┌────────
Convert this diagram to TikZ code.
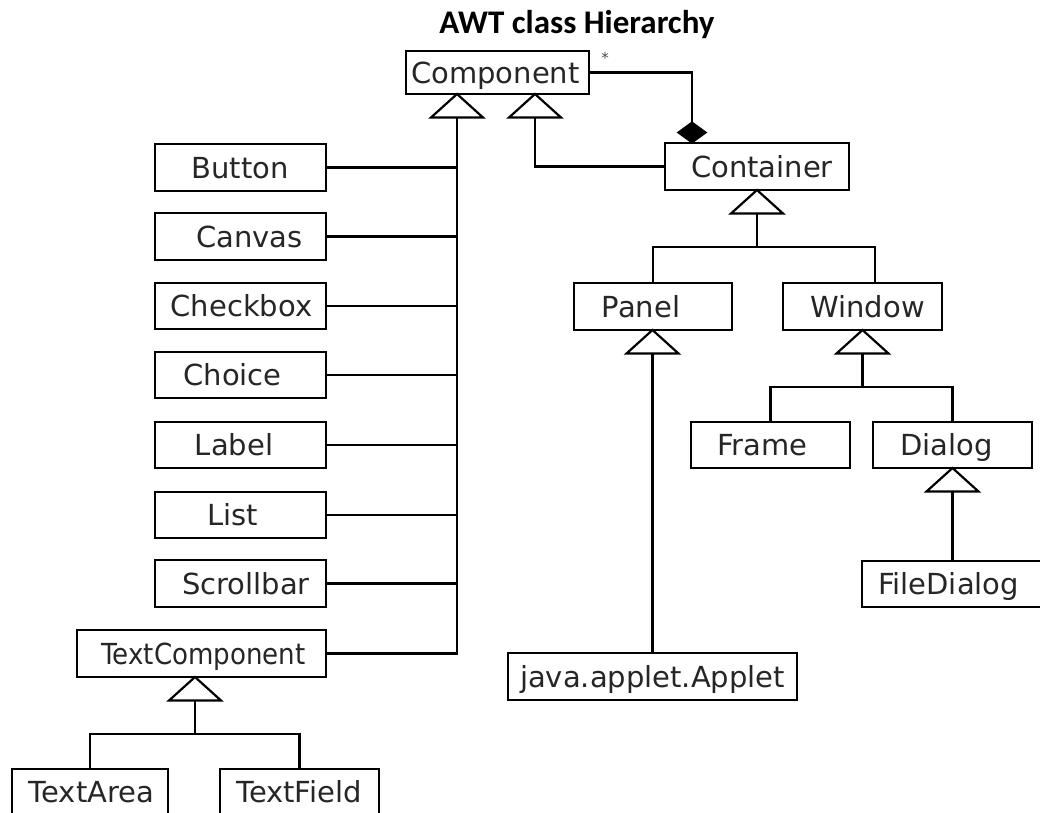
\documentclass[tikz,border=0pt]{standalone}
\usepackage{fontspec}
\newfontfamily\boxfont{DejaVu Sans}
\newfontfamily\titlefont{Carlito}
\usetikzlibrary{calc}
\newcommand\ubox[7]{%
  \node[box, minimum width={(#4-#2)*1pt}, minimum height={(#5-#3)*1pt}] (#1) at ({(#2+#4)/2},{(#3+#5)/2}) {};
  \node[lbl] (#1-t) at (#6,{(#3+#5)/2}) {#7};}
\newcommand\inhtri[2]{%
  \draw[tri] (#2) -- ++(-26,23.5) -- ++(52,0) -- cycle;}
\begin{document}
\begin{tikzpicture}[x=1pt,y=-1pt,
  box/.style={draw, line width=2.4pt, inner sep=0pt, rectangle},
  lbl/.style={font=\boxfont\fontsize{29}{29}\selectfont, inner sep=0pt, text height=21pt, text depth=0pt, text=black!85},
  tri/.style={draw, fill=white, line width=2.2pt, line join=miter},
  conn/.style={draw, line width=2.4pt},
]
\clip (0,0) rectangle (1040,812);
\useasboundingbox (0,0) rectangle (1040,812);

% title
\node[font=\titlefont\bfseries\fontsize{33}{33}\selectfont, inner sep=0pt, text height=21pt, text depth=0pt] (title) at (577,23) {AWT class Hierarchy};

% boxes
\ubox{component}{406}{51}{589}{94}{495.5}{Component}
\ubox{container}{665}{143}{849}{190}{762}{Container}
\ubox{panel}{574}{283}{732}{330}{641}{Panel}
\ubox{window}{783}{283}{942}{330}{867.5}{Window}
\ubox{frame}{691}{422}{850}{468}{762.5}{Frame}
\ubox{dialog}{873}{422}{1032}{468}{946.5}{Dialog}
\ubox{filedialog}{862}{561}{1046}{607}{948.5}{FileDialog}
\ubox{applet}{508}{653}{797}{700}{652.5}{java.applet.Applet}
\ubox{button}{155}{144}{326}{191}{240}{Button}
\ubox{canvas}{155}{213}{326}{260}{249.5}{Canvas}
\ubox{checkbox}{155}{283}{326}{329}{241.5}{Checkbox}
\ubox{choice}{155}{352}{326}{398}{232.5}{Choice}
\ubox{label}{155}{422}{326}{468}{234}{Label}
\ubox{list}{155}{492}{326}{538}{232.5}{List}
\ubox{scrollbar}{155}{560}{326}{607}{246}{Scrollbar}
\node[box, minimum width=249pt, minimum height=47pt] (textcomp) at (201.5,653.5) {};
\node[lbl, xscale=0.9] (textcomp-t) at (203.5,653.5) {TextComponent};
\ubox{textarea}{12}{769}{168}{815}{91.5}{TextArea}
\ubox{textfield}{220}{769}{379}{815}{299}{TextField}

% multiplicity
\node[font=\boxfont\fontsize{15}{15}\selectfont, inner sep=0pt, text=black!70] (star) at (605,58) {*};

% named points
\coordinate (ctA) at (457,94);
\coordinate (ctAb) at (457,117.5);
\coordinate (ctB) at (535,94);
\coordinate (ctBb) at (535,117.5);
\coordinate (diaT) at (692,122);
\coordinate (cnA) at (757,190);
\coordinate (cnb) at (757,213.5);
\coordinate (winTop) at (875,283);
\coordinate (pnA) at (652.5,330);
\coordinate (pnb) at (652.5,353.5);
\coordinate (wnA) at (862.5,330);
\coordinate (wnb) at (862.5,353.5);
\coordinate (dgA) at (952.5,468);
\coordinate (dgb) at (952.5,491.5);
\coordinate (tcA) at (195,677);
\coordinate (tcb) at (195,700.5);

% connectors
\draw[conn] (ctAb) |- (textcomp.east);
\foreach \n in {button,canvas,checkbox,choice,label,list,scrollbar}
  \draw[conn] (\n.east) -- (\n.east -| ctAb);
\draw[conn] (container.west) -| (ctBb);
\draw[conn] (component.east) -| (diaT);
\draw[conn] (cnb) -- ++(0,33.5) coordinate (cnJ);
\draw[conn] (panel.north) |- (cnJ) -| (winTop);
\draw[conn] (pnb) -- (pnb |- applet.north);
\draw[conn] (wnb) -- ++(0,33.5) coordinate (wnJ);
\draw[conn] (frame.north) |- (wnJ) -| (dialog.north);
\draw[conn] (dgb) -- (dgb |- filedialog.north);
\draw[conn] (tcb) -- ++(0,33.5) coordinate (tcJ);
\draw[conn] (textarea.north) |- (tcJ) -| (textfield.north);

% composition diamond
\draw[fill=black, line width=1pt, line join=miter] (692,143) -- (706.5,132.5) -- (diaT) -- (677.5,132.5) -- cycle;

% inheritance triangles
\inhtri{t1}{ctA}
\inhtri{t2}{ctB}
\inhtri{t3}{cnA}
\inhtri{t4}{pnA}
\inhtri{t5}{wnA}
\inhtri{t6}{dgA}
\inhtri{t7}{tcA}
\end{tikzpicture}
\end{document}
└────────
TASK DESCRIPTION
From the material above, reproduce everything verbatim except the pictures.

SOLUTION FOR THIS TASK
Convert this diagram to TikZ code.
\documentclass[tikz,border=0pt]{standalone}
\usepackage{fontspec}
\newfontfamily\boxfont{DejaVu Sans}
\newfontfamily\titlefont{Carlito}
\usetikzlibrary{calc}
\newcommand\ubox[7]{%
  \node[box, minimum width={(#4-#2)*1pt}, minimum height={(#5-#3)*1pt}] (#1) at ({(#2+#4)/2},{(#3+#5)/2}) {};
  \node[lbl] (#1-t) at (#6,{(#3+#5)/2}) {#7};}
\newcommand\inhtri[2]{%
  \draw[tri] (#2) -- ++(-26,23.5) -- ++(52,0) -- cycle;}
\begin{document}
\begin{tikzpicture}[x=1pt,y=-1pt,
  box/.style={draw, line width=2.4pt, inner sep=0pt, rectangle},
  lbl/.style={font=\boxfont\fontsize{29}{29}\selectfont, inner sep=0pt, text height=21pt, text depth=0pt, text=black!85},
  tri/.style={draw, fill=white, line width=2.2pt, line join=miter},
  conn/.style={draw, line width=2.4pt},
]
\clip (0,0) rectangle (1040,812);
\useasboundingbox (0,0) rectangle (1040,812);

% title
\node[font=\titlefont\bfseries\fontsize{33}{33}\selectfont, inner sep=0pt, text height=21pt, text depth=0pt] (title) at (577,23) {AWT class Hierarchy};

% boxes
\ubox{component}{406}{51}{589}{94}{495.5}{Component}
\ubox{container}{665}{143}{849}{190}{762}{Container}
\ubox{panel}{574}{283}{732}{330}{641}{Panel}
\ubox{window}{783}{283}{942}{330}{867.5}{Window}
\ubox{frame}{691}{422}{850}{468}{762.5}{Frame}
\ubox{dialog}{873}{422}{1032}{468}{946.5}{Dialog}
\ubox{filedialog}{862}{561}{1046}{607}{948.5}{FileDialog}
\ubox{applet}{508}{653}{797}{700}{652.5}{java.applet.Applet}
\ubox{button}{155}{144}{326}{191}{240}{Button}
\ubox{canvas}{155}{213}{326}{260}{249.5}{Canvas}
\ubox{checkbox}{155}{283}{326}{329}{241.5}{Checkbox}
\ubox{choice}{155}{352}{326}{398}{232.5}{Choice}
\ubox{label}{155}{422}{326}{468}{234}{Label}
\ubox{list}{155}{492}{326}{538}{232.5}{List}
\ubox{scrollbar}{155}{560}{326}{607}{246}{Scrollbar}
\node[box, minimum width=249pt, minimum height=47pt] (textcomp) at (201.5,653.5) {};
\node[lbl, xscale=0.9] (textcomp-t) at (203.5,653.5) {TextComponent};
\ubox{textarea}{12}{769}{168}{815}{91.5}{TextArea}
\ubox{textfield}{220}{769}{379}{815}{299}{TextField}

% multiplicity
\node[font=\boxfont\fontsize{15}{15}\selectfont, inner sep=0pt, text=black!70] (star) at (605,58) {*};

% named points
\coordinate (ctA) at (457,94);
\coordinate (ctAb) at (457,117.5);
\coordinate (ctB) at (535,94);
\coordinate (ctBb) at (535,117.5);
\coordinate (diaT) at (692,122);
\coordinate (cnA) at (757,190);
\coordinate (cnb) at (757,213.5);
\coordinate (winTop) at (875,283);
\coordinate (pnA) at (652.5,330);
\coordinate (pnb) at (652.5,353.5);
\coordinate (wnA) at (862.5,330);
\coordinate (wnb) at (862.5,353.5);
\coordinate (dgA) at (952.5,468);
\coordinate (dgb) at (952.5,491.5);
\coordinate (tcA) at (195,677);
\coordinate (tcb) at (195,700.5);

% connectors
\draw[conn] (ctAb) |- (textcomp.east);
\foreach \n in {button,canvas,checkbox,choice,label,list,scrollbar}
  \draw[conn] (\n.east) -- (\n.east -| ctAb);
\draw[conn] (container.west) -| (ctBb);
\draw[conn] (component.east) -| (diaT);
\draw[conn] (cnb) -- ++(0,33.5) coordinate (cnJ);
\draw[conn] (panel.north) |- (cnJ) -| (winTop);
\draw[conn] (pnb) -- (pnb |- applet.north);
\draw[conn] (wnb) -- ++(0,33.5) coordinate (wnJ);
\draw[conn] (frame.north) |- (wnJ) -| (dialog.north);
\draw[conn] (dgb) -- (dgb |- filedialog.north);
\draw[conn] (tcb) -- ++(0,33.5) coordinate (tcJ);
\draw[conn] (textarea.north) |- (tcJ) -| (textfield.north);

% composition diamond
\draw[fill=black, line width=1pt, line join=miter] (692,143) -- (706.5,132.5) -- (diaT) -- (677.5,132.5) -- cycle;

% inheritance triangles
\inhtri{t1}{ctA}
\inhtri{t2}{ctB}
\inhtri{t3}{cnA}
\inhtri{t4}{pnA}
\inhtri{t5}{wnA}
\inhtri{t6}{dgA}
\inhtri{t7}{tcA}
\end{tikzpicture}
\end{document}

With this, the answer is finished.